Consider logistic regression with GP prior
- multi-variate normal prior \(F\sim N(0,\Sigma_F)\)
  - covariance matrix is computed based on covariance/kernel function, \(\Sigma_F=K(X,X)\)
- conditional independent logistic regression model
  - \(\theta_i=\Pr(y_i=1|f_i)=\frac{1}{1+\exp(-f_i)}, i=1,\ldots,n\)
- In summary, the logistic log likelihood can be written as \(\ell=\log[\Pr(y|f)]=-\log[1+\exp(-(2y-1)f)]=yf-\log[1+\exp(f)]\), \(y\in\{0,1\}\)

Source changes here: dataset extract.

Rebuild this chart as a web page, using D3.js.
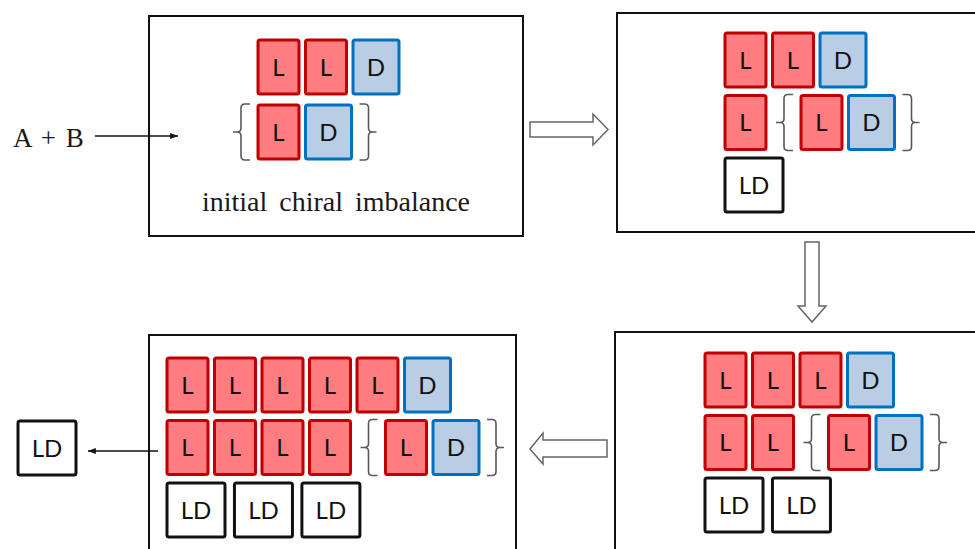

  - \(\frac{\partial\ell}{\partial f}=y-\theta, \frac{\partial^2\ell}{\partial f^2}=-\theta(1-\theta)\), where \(\theta=\frac{1}{1+\exp(-f)}\)
  - quadratic expansion at \(f_0\): \(\ell\approx \ell(f_0)+(y-\theta_0)(f-f_0)-\frac{1}{2}\theta_0(1-\theta_0)(f-f_0)^2\)

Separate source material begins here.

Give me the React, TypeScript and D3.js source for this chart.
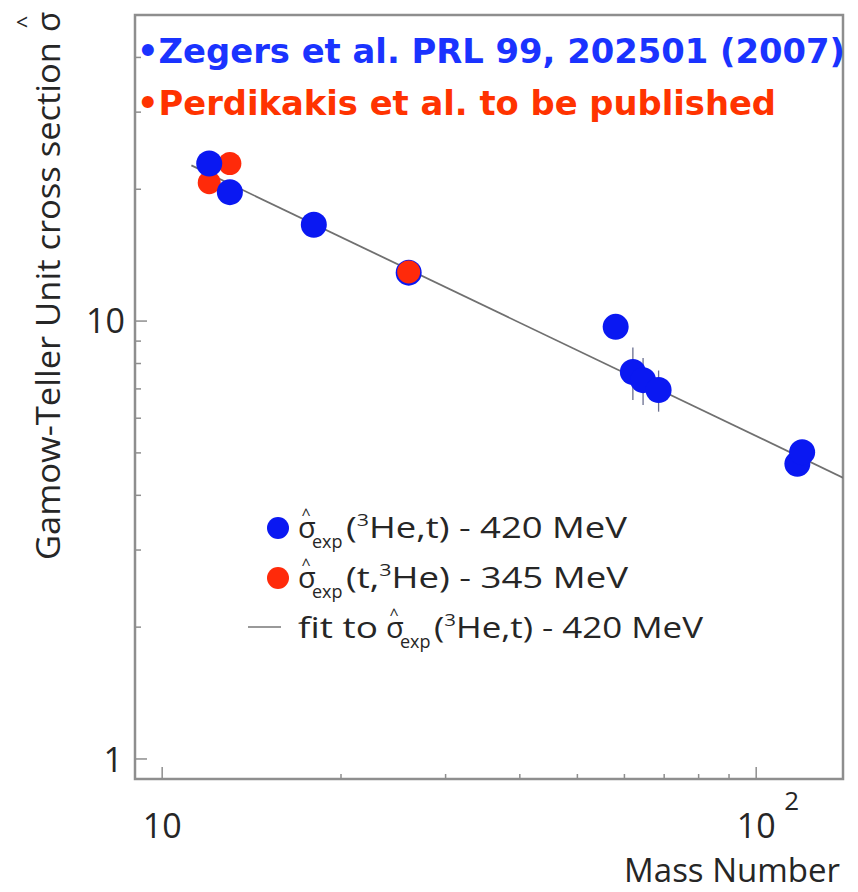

- Laplace approx to high-dim integration
  - solve \(F_0\): \(\max_F \sum_{i=1}^n\log(y_i|f_i) - \frac{1}{2}F^T\Sigma_F^{-1}F\) (i.e., maximizing the joint or conditional likelihood)
    - logistic regression with ridge penalty, solved using, e.g., NR (or IWLS): \(F\Leftarrow F+(\Sigma_F^{-1}+W)^{-1}(Y-\theta-\Sigma^{-1}F)\), \(W=\mbox{diag}\{\theta(1-\theta)\}\)
      - NR can be equivalently written as \(F\Leftarrow (\Sigma_F^{-1}+W)^{-1}(Y-\theta+WF)\)
    - note \((\Sigma_F^{-1}+W)^{-1}=\Sigma_F-\Sigma_FW^{1/2}(I+W^{1/2}\Sigma_FW^{1/2})^{-1}W^{1/2}\Sigma_F=\Sigma_F-\Sigma_F(W^{-1}+\Sigma_F)^{-1}\Sigma_F\)
  - \(\Pr(Y|X)=\int\Pr(Y|X,F)\Pr(F)dF\approx\exp[\ell(F_0)-F_0^T\Sigma_F^{-1}F_0/2]|I+\Sigma_FW_0|^{1/2}\)
- In principle, can incorporate additional fixed effects covariates. It's then iterative parameter estimation and approx Laplace integration.